Reclaiming realities

Through his artworks, Akhil Thampuran finds his roots and explores many hidden realities and dimensions
Through his artworks, Akhil Thampuran finds his roots and explores many hidden realities and dimensions
Through his artworks, Akhil Thampuran finds his roots and explores many hidden realities and dimensions

Akhil Thampuran’s artworks pique your interest at first glance. It opens a door to his meta-reality. For the artist who always struggled to find his footing in the world, visual media, especially psychedelic art, offered a space to express, explore his tangents and tell the world things beyond what words can express. 

“I always felt different. I found the mainstream reality very translucent. Through my psychedelic art, I am trying to convey what I am and who I am. Many people always miss the essence of what goes on around us. When words failed me and art helped, I could feel that I am expressing myself better, “ says Akhil, who is an industrial designer by profession. “My art is my language, “ he adds.

All through his life, Akhil found himself disconnected from others, even his name. “My name, Thampuran, was my father’s silent protest against the existing classism.

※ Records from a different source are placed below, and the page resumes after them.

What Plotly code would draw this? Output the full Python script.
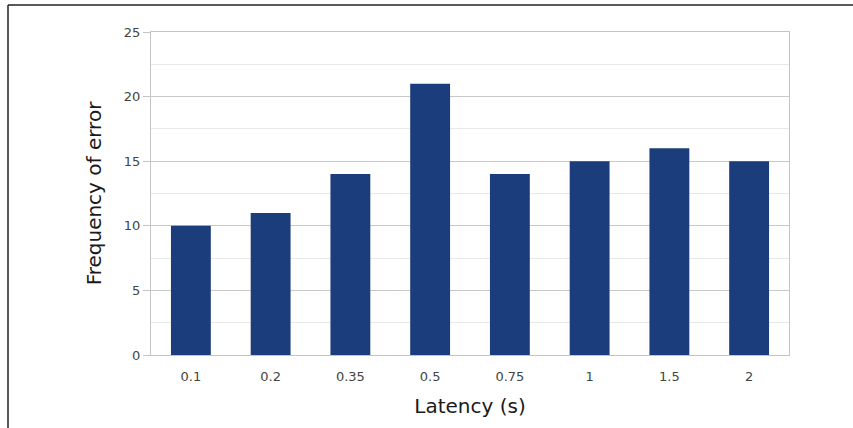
import plotly.graph_objects as go

categories = ["0.1", "0.2", "0.35", "0.5", "0.75", "1", "1.5", "2"]
frequency = [10, 11, 14, 21, 14, 15, 16, 15]
y_ticks = [0, 5, 10, 15, 20, 25]

fig = go.Figure(go.Bar(x=categories, y=frequency, marker=dict(color="#1b3d7b", line=dict(width=0))))

W, H = 853, 428
L, R, T, B = 151, 64, 32, 73
pw, ph = W - L - R, H - T - B
bx, by = 8, 5  # outer frame pixel offsets

fig.update_layout(
    width=W, height=H,
    margin=dict(l=L, r=R, t=T, b=B),
    paper_bgcolor="white", plot_bgcolor="white",
    bargap=0.5,
    showlegend=False,
    font=dict(family="DejaVu Sans", color="#444444"),
    xaxis=dict(
        type="category",
        showline=True, linecolor="#c4c4c4", linewidth=1, mirror=True,
        ticks="outside", ticklen=9, tickcolor="rgba(0,0,0,0)",
        tickfont=dict(size=13, color="#444444"),
        title=dict(text="Latency (s)", font=dict(size=20, color="#1a1a1a"), standoff=16),
    ),
    yaxis=dict(
        range=[0, 25], tickvals=y_ticks,
        showline=True, linecolor="#c4c4c4", linewidth=1, mirror=True,
        ticks="outside", ticklen=7, tickcolor="#c4c4c4",
        showgrid=True, gridcolor="#c9c9c9", gridwidth=1,
        minor=dict(dtick=2.5, showgrid=True, gridcolor="#e8e8e8", ticks=""),
        zeroline=False,
        tickfont=dict(size=13, color="#444444"),
        title=dict(text="Frequency of error", font=dict(size=20, color="#1a1a1a"), standoff=16),
    ),
    shapes=[
        dict(type="line", xref="paper", yref="paper",
             x0=(bx - L) / pw, x1=(bx - L) / pw, y0=(H - B - by) / ph, y1=-B / ph,
             line=dict(color="#222222", width=1.5)),
        dict(type="line", xref="paper", yref="paper",
             x0=(bx - L) / pw, x1=(W - L) / pw, y0=(H - B - by) / ph, y1=(H - B - by) / ph,
             line=dict(color="#222222", width=1.5)),
    ],
)

fig.write_html("out.html", config={"displayModeBar": False})

with open("out.html", "r", encoding="utf-8") as f:
    html = f.read()
html = html.replace("<body>", '<body style="margin:0;padding:0;overflow:hidden;">', 1)
with open("out.html", "w", encoding="utf-8") as f:
    f.write(html)
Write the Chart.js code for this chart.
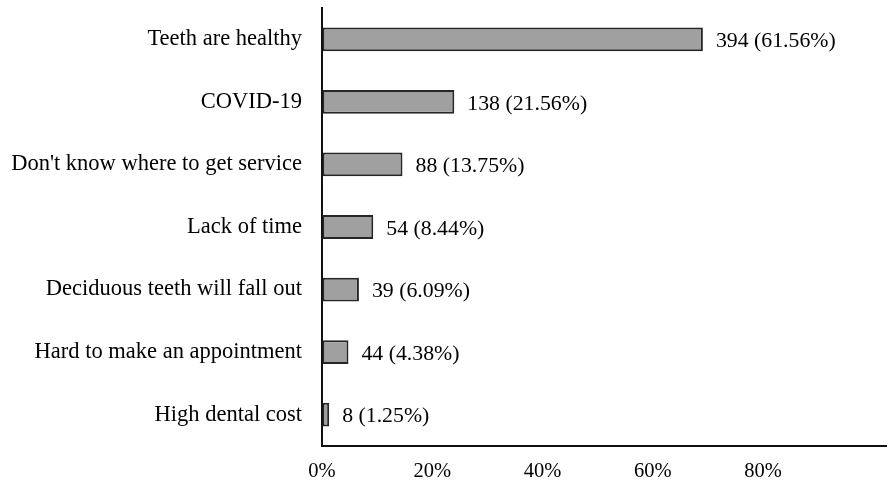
<!DOCTYPE html>
<html>
<head>
<meta charset="utf-8">
<script src="https://cdn.jsdelivr.net/npm/chart.js@4.4.1/dist/chart.umd.min.js"></script>
<style>
  html, body { margin: 0; padding: 0; background: #fff; }
  #wrap { width: 887px; height: 483px; }
</style>
</head>
<body>
<div id="wrap"><canvas id="myChart" width="887" height="483"></canvas></div>
<script>
// categories, top to bottom
const categories = [
    'Teeth are healthy',
    'COVID-19',
    "Don't know where to get service",
    'Lack of time',
    'Deciduous teeth will fall out',
    'Hard to make an appointment',
    'High dental cost'
];
// bar lengths (%)
const barValues = [69.1, 24.0, 14.6, 9.3, 6.7, 4.8, 1.3];
// printed counts and percentages beside the bars
const counts = [394, 138, 88, 54, 39, 44, 8];
const percents = ['61.56', '21.56', '13.75', '8.44', '6.09', '4.38', '1.25'];
const tickLabels = ['0%', '20%', '40%', '60%', '80%'];

const FONT = "'Liberation Serif', 'Times New Roman', serif";

// draws "n (p%)" to the right of each bar
const barLabels = {
    id: 'barLabels',
    afterDatasetsDraw(chart) {
        const ctx = chart.ctx;
        const meta = chart.getDatasetMeta(0);
        ctx.save();
        ctx.font = '21.8px ' + FONT;
        ctx.fillStyle = '#000';
        ctx.textAlign = 'left';
        ctx.textBaseline = 'middle';
        meta.data.forEach((bar, i) => {
            ctx.fillText(counts[i] + ' (' + percents[i] + '%)', bar.x + 13, bar.y + 2);
        });
        ctx.restore();
    }
};

const ctx = document.getElementById('myChart').getContext('2d');
const myChart = new Chart(ctx, {
    type: 'bar',
    data: {
        labels: categories,
        datasets: [{
            data: barValues,
            backgroundColor: '#a0a0a0',
            borderColor: '#262626',
            borderWidth: 2,
            borderSkipped: false,
            categoryPercentage: 1,
            barPercentage: 0.38
        }]
    },
    options: {
        indexAxis: 'y',
        responsive: false,
        animation: false,
        layout: { padding: { top: 8, right: 0, left: 0, bottom: 0 } },
        plugins: {
            legend: { display: false },
            tooltip: { enabled: false }
        },
        scales: {
            x: {
                min: 0,
                max: 102.5,
                grid: { display: true, drawOnChartArea: false, drawTicks: false },
                border: { display: true, color: '#111', width: 2 },
                ticks: {
                    stepSize: 20,
                    padding: 13,
                    color: '#000',
                    font: { family: FONT, size: 20.5 },
                    callback: (v) => {
                        const idx = v / 20;
                        return Number.isInteger(idx) && idx < tickLabels.length ? tickLabels[idx] : '';
                    }
                },
                afterFit: (scale) => {
                    scale.height = 37;
                    scale.paddingLeft = 0;
                    scale.paddingRight = 0;
                }
            },
            y: {
                grid: { display: true, drawOnChartArea: false, drawTicks: false },
                border: { display: true, color: '#111', width: 2 },
                ticks: {
                    padding: 20,
                    color: '#000',
                    font: { family: FONT, size: 22.5 }
                },
                afterFit: (scale) => {
                    scale.width = 322;
                    scale.paddingTop = 0;
                    scale.paddingBottom = 0;
                }
            }
        }
    },
    plugins: [barLabels]
});
</script>
</body>
</html>
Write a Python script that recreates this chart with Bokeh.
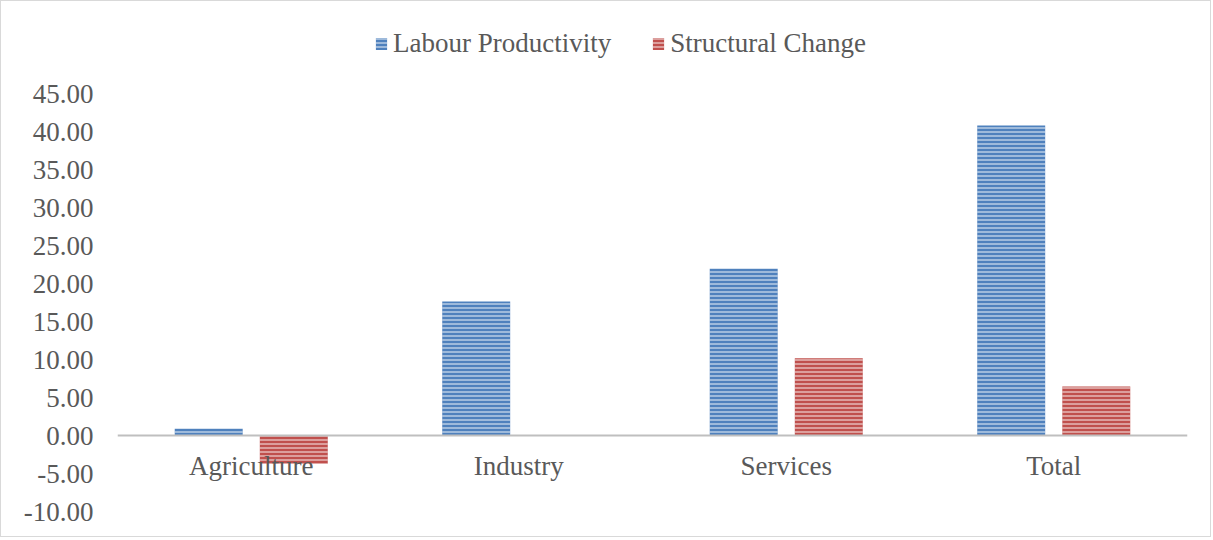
from bokeh.plotting import figure
from bokeh.models import (ColumnDataSource, Range1d, FactorRange, FixedTicker,
                          NumeralTickFormatter, Legend, LegendItem)
from bokeh.transform import dodge
from bokeh.embed import file_html
from bokeh.resources import INLINE

categories = ["Agriculture", "Industry", "Services", "Total"]
labour_productivity = [0.9, 17.7, 22.0, 40.9]
structural_change = [-3.7, 0.1, 10.2, 6.5]
y_ticks = [-10, -5, 0, 5, 10, 15, 20, 25, 30, 35, 40, 45]
series_names = ["Labour Productivity", "Structural Change"]

FONT = "Liberation Serif"
TXT = "#595959"

source = ColumnDataSource(dict(cat=categories, lp=labour_productivity, sc=structural_change))

p = figure(x_range=FactorRange(*categories), y_range=Range1d(-12.5, 55),
           frame_width=1070, frame_height=512,
           min_border_left=116, min_border_right=23, min_border_top=17, min_border_bottom=6,
           output_backend="svg", toolbar_location=None)
p.styles = {"border": "1px solid #d9d9d9"}
p.outline_line_color = None
p.xgrid.grid_line_color = None
p.ygrid.grid_line_color = None

r1 = p.vbar(x=dodge("cat", -0.159, range=p.x_range), top="lp", bottom=0, width=0.254, source=source,
            fill_color="#4f81bd", line_color=None,
            hatch_pattern="horizontal_line", hatch_color="white", hatch_alpha=0.6,
            hatch_scale=4, hatch_weight=1.5)
r2 = p.vbar(x=dodge("cat", 0.159, range=p.x_range), top="sc", bottom=0, width=0.254, source=source,
            fill_color="#c0504d", line_color=None,
            hatch_pattern="horizontal_line", hatch_color="white", hatch_alpha=0.6,
            hatch_scale=4, hatch_weight=1.5)

# axes
p.yaxis.ticker = FixedTicker(ticks=y_ticks)
p.yaxis.formatter = NumeralTickFormatter(format="0.00")
p.yaxis.axis_line_color = None
p.yaxis.major_tick_line_color = None
p.yaxis.minor_tick_line_color = None
p.yaxis.major_tick_out = 0
p.yaxis.minor_tick_out = 0
p.yaxis.major_label_standoff = 24
p.yaxis.major_label_text_font = FONT
p.yaxis.major_label_text_font_size = "27px"
p.yaxis.major_label_text_color = TXT

p.xaxis.fixed_location = 0
p.xaxis.axis_line_color = "#bfbfbf"
p.xaxis.axis_line_width = 2
p.xaxis.major_tick_line_color = None
p.xaxis.minor_tick_line_color = None
p.xaxis.major_tick_out = 0
p.xaxis.minor_tick_out = 0
p.xaxis.major_label_standoff = 15
p.xaxis.major_label_text_font = FONT
p.xaxis.major_label_text_font_size = "27px"
p.xaxis.major_label_text_color = TXT

legend = Legend(items=[LegendItem(label=series_names[0], renderers=[r1]),
                       LegendItem(label=series_names[1], renderers=[r2])],
                orientation="horizontal", location=(257, 471),
                label_text_font=FONT, label_text_font_size="27px", label_text_color=TXT,
                glyph_width=14, glyph_height=15, spacing=40, label_standoff=5,
                border_line_color=None, background_fill_alpha=0, margin=0, padding=0)
p.add_layout(legend, "center")

open("out.html", "w").write(file_html(p, INLINE))
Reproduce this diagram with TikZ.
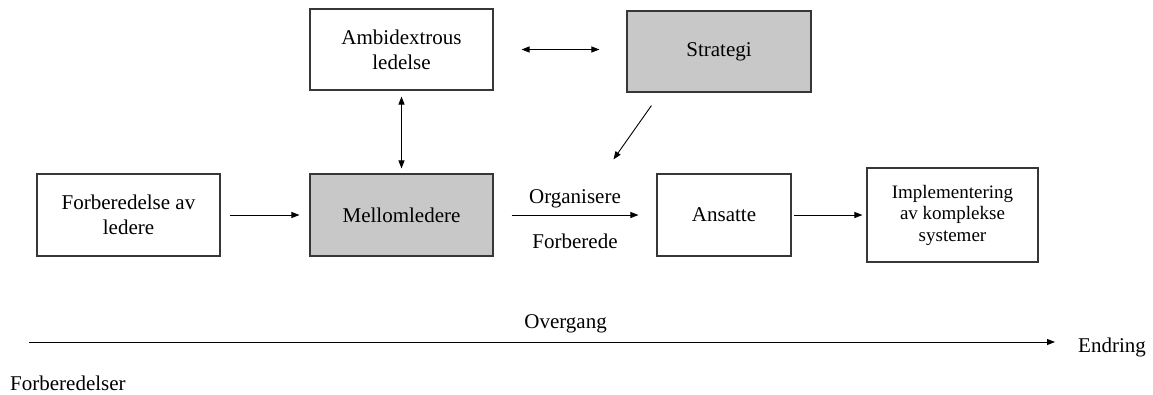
\documentclass[tikz,border=0pt]{standalone}
\usepackage{fontspec}
\setmainfont{Liberation Serif}
\usetikzlibrary{arrows.meta}
\definecolor{boxgray}{RGB}{200,200,200}
\definecolor{boxline}{RGB}{55,55,55}
\begin{document}
\begin{tikzpicture}[x=1pt,y=-1pt,
  box/.style={draw=boxline, line width=1.1pt, align=center, inner sep=0pt,
              font=\fontsize{21}{25}\selectfont},
  graybox/.style={box, fill=boxgray},
  arr/.style={line width=0.9pt, -{Triangle[length=8pt,width=6pt]}},
  darr/.style={line width=0.9pt, {Triangle[length=8pt,width=6pt]}-{Triangle[length=8pt,width=6pt]}},
  lbl/.style={inner sep=0pt, font=\fontsize{21}{25}\selectfont}
]
\useasboundingbox (0,0) rectangle (1153,394);

\node[box, minimum width=183pt, minimum height=82pt] (forb) at (128.5,215) {Forberedelse av\\ledere};
\node[graybox, minimum width=183pt, minimum height=82pt] (mellom) at (401.5,215) {Mellomledere};
\node[box, minimum width=183pt, minimum height=81pt] (ambi) at (401.5,49.5) {Ambidextrous\\ledelse};
\node[graybox, minimum width=184pt, minimum height=81pt] (strat) at (719,51.5) {Strategi};
\node[box, minimum width=134pt, minimum height=82pt] (ans) at (724,215) {Ansatte};
\node[box, minimum width=171pt, minimum height=94pt, font=\fontsize{19}{21.5}\selectfont] (impl) at (952.5,215) {Implementering\\av komplekse\\systemer};

\draw[arr] ([xshift=9pt]forb.east) -- ([xshift=-10pt]mellom.west);
\draw[darr] ([yshift=-6pt]ambi.south) -- ([yshift=5pt]mellom.north);
\draw[darr] ([xshift=28pt]ambi.east) -- ([xshift=-27pt]strat.west |- ambi.east);
\draw[arr] ([shift={(25pt,-13pt)}]strat.south west) -- ([shift={(-43pt,14pt)}]ans.north west);
\draw[arr] ([xshift=18pt]mellom.east) -- ([xshift=-18pt]ans.west)
  node[lbl, midway, above=7pt] (org) {Organisere}
  node[lbl, midway, below=18pt] (fbd) {Forberede};
\draw[arr] ([xshift=2pt]ans.east) -- ([xshift=-4pt]impl.west |- ans.east);

\coordinate (tl) at (29,342);
\node[lbl, anchor=base west] (endr) at (1078,352) {Endring};
\draw[arr] (tl) -- ([xshift=-23pt]endr.west |- tl)
  node[lbl, pos=0.523, above=8.5pt] (overg) {Overgang};
\node[lbl, anchor=base west] (forbs) at (10,390) {Forberedelser};
\end{tikzpicture}
\end{document}
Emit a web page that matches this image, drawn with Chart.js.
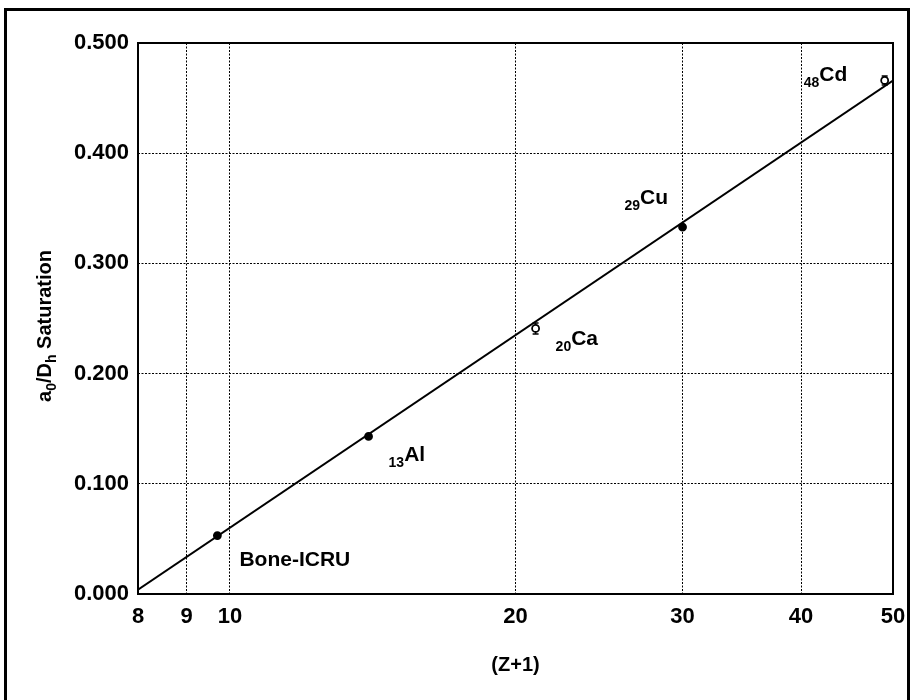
<!DOCTYPE html>
<html>
<head>
<meta charset="utf-8">
<script src="https://cdn.jsdelivr.net/npm/chart.js@4.4.0/dist/chart.umd.min.js"></script>
<style>
  html, body { margin: 0; padding: 0; background: #fff; }
  canvas { display: block; }
</style>
</head>
<body>
<canvas id="satChart" width="912" height="700"></canvas>
<script>
// measured points: (Z+1) vs a0/Dh at saturation
const zPlus1 = [9.7, 14, 21, 30, 49];
const saturation = [0.053, 0.143, 0.241, 0.333, 0.466];
const satError = [0, 0, 0.005, 0, 0.004];
const elemNumber = ["", "13", "20", "29", "48"];
const elemName = ["Bone-ICRU", "Al", "Ca", "Cu", "Cd"];

// fitted line end points
const fitX = [8, 50];
const fitY = [0.004, 0.466];

const xTicks = [8, 9, 10, 20, 30, 40, 50];

const FONT = "'Liberation Sans', Arial, sans-serif";
// where each element label sits relative to its point: [dx, baseline dy]
const labelOffsets = [[22, 30], [20, 25], [20, 17], [-58, -23], [-81, 1]];

const decorations = {
  id: "decorations",
  beforeDraw(chart) {
    const ctx = chart.ctx;
    ctx.save();
    ctx.fillStyle = "#fff";
    ctx.fillRect(0, 0, chart.width, chart.height);
    ctx.strokeStyle = "#000";
    ctx.lineWidth = 3;
    ctx.strokeRect(5.5, 9.5, 903, 720);
    ctx.restore();
  },
  beforeDatasetsDraw(chart) {
    const { ctx, scales: { x, y } } = chart;
    ctx.save();
    ctx.strokeStyle = "#000";
    ctx.lineWidth = 1.5;
    satError.forEach((e, i) => {
      if (!e) return;
      const px = x.getPixelForValue(zPlus1[i]);
      const top = y.getPixelForValue(saturation[i] + e);
      const bot = y.getPixelForValue(saturation[i] - e);
      ctx.beginPath();
      ctx.moveTo(px, top); ctx.lineTo(px, bot);
      ctx.moveTo(px - 3, top); ctx.lineTo(px + 3, top);
      ctx.moveTo(px - 3, bot); ctx.lineTo(px + 3, bot);
      ctx.stroke();
    });
    ctx.restore();
  },
  afterDatasetsDraw(chart) {
    const { ctx, chartArea: a, scales: { x, y } } = chart;
    ctx.save();
    // box round the plot
    ctx.strokeStyle = "#000";
    ctx.lineWidth = 2;
    ctx.strokeRect(a.left, a.top, a.right - a.left, a.bottom - a.top);

    // element labels with atomic number as a subscript in front
    ctx.fillStyle = "#000";
    ctx.textBaseline = "alphabetic";
    ctx.textAlign = "left";
    zPlus1.forEach((v, i) => {
      const px = x.getPixelForValue(v) + labelOffsets[i][0];
      const py = y.getPixelForValue(saturation[i]) + labelOffsets[i][1];
      let cx = px;
      if (elemNumber[i]) {
        ctx.font = "bold 14px " + FONT;
        ctx.fillText(elemNumber[i], cx, py + 6);
        cx += ctx.measureText(elemNumber[i]).width;
      }
      ctx.font = "bold 21px " + FONT;
      ctx.fillText(elemName[i], cx, py);
    });

    // x title
    ctx.font = "bold 20px " + FONT;
    ctx.textAlign = "center";
    ctx.textBaseline = "middle";
    ctx.fillText("(Z+1)", (a.left + a.right) / 2, 665);

    // y title, rotated, with subscripts
    const parts = [
      ["a", false], ["0", true], ["/D", false], ["h", true], [" Saturation", false]
    ];
    const big = "bold 20px " + FONT, small = "bold 14px " + FONT;
    let total = 0;
    parts.forEach(([t, sub]) => { ctx.font = sub ? small : big; total += ctx.measureText(t).width; });
    ctx.translate(44, 326);
    ctx.rotate(-Math.PI / 2);
    ctx.textAlign = "left";
    ctx.textBaseline = "alphabetic";
    let tx = -total / 2;
    parts.forEach(([t, sub]) => {
      ctx.font = sub ? small : big;
      ctx.fillText(t, tx, sub ? 12 : 7);
      tx += ctx.measureText(t).width;
    });
    ctx.restore();
  }
};

new Chart(document.getElementById("satChart"), {
  type: "scatter",
  data: {
    datasets: [
      {
        type: "line",
        data: fitX.map((v, i) => ({ x: v, y: fitY[i] })),
        borderColor: "#000",
        borderWidth: 2,
        pointRadius: 0,
        fill: false,
      },
      {
        data: zPlus1.map((v, i) => ({ x: v, y: saturation[i] })),
        pointRadius: 3.5,
        pointBorderWidth: 1.8,
        pointBorderColor: "#000",
        pointBackgroundColor: (ctx) => (ctx.dataIndex === 2 || ctx.dataIndex === 4 ? "#fff" : "#000"),
      },
    ],
  },
  options: {
    responsive: false,
    animation: false,
    layout: { padding: { left: 0, top: 43, right: 19, bottom: 0 } },
    plugins: { legend: { display: false }, tooltip: { enabled: false } },
    scales: {
      x: {
        type: "logarithmic",
        min: 8,
        max: 50,
        afterBuildTicks: (s) => { s.ticks = xTicks.map((v) => ({ value: v })); },
        afterFit: (s) => { s.height = 106; s.paddingLeft = 0; s.paddingRight = 0; },
        ticks: {
          autoSkip: false,
          maxRotation: 0,
          padding: 10,
          color: "#000",
          font: { family: FONT, size: 22, weight: "bold" },
          callback: (v) => String(v),
        },
        grid: { color: "#000", lineWidth: 1, drawTicks: false },
        border: { display: false, dash: [2, 1.5] },
      },
      y: {
        min: 0,
        max: 0.5,
        afterFit: (s) => { s.width = 138; s.paddingTop = 0; s.paddingBottom = 0; },
        ticks: {
          stepSize: 0.1,
          padding: 9,
          color: "#000",
          font: { family: FONT, size: 22, weight: "bold" },
          callback: (v) => v.toFixed(3),
        },
        grid: { color: "#000", lineWidth: 1, drawTicks: false },
        border: { display: false, dash: [2, 1.5] },
      },
    },
  },
  plugins: [decorations],
});
</script>
</body>
</html>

When my brother was born and he was named Nikhil, I insisted I get a name like that too. So I became Akhil Thampuran,” he quips.  

The Kozhikode-native has been exploring his truths through different dimensions. “Meditation helps, “ he explains. “But I never fully remember everything I saw or felt once I am out of the meditative state, “ he says. However, he plans every detail before starting a painting. It takes him months to plan out each stroke and detail of the picture and to say what he truly understood. 

For Akhil, the concept is more important than the aesthetics. What he wants to convey takes the centre stage in his drawings. With a multitude of details, intricate lines and heavy imageries, his art is a microcosm of all the hidden realities and dimensions. His ongoing series Kukie Explores is an aesthetic depiction of forests, flora and fauna, and even our digital lives. 

In Kukie explores the spirit of the forest, his latest, Akhil explores the lives of the wild forest. “The forest has life. The trees speak to themselves through an intricate network that connects the mother tree to the roots. There’s a collective spirit in each forest, “ says Akhil.

His other works tell the stories of forgotten cultures of the voiceless around us, even an effort to preserve the rich shamanic culture of Malabar. In The Oracle drawn in paper, he tries to find out the trance state of a Velichappadu. “He is the one who sees the light and becomes one with the kaavu during the ritual, he loses himself or rather, finds himself, “ says the artist. 

The artwork done in A1 paper took him over a month to finish. “The ancient culture of southern Kerala is forever lost to us due to the invasion of Brahmanism. Northern Kerala withstood this to an extent and some parts of the old lives still remain with us in the form of Theyyam, Poorhapattu and other folk rituals. I am trying to explore these and trace them back to our past.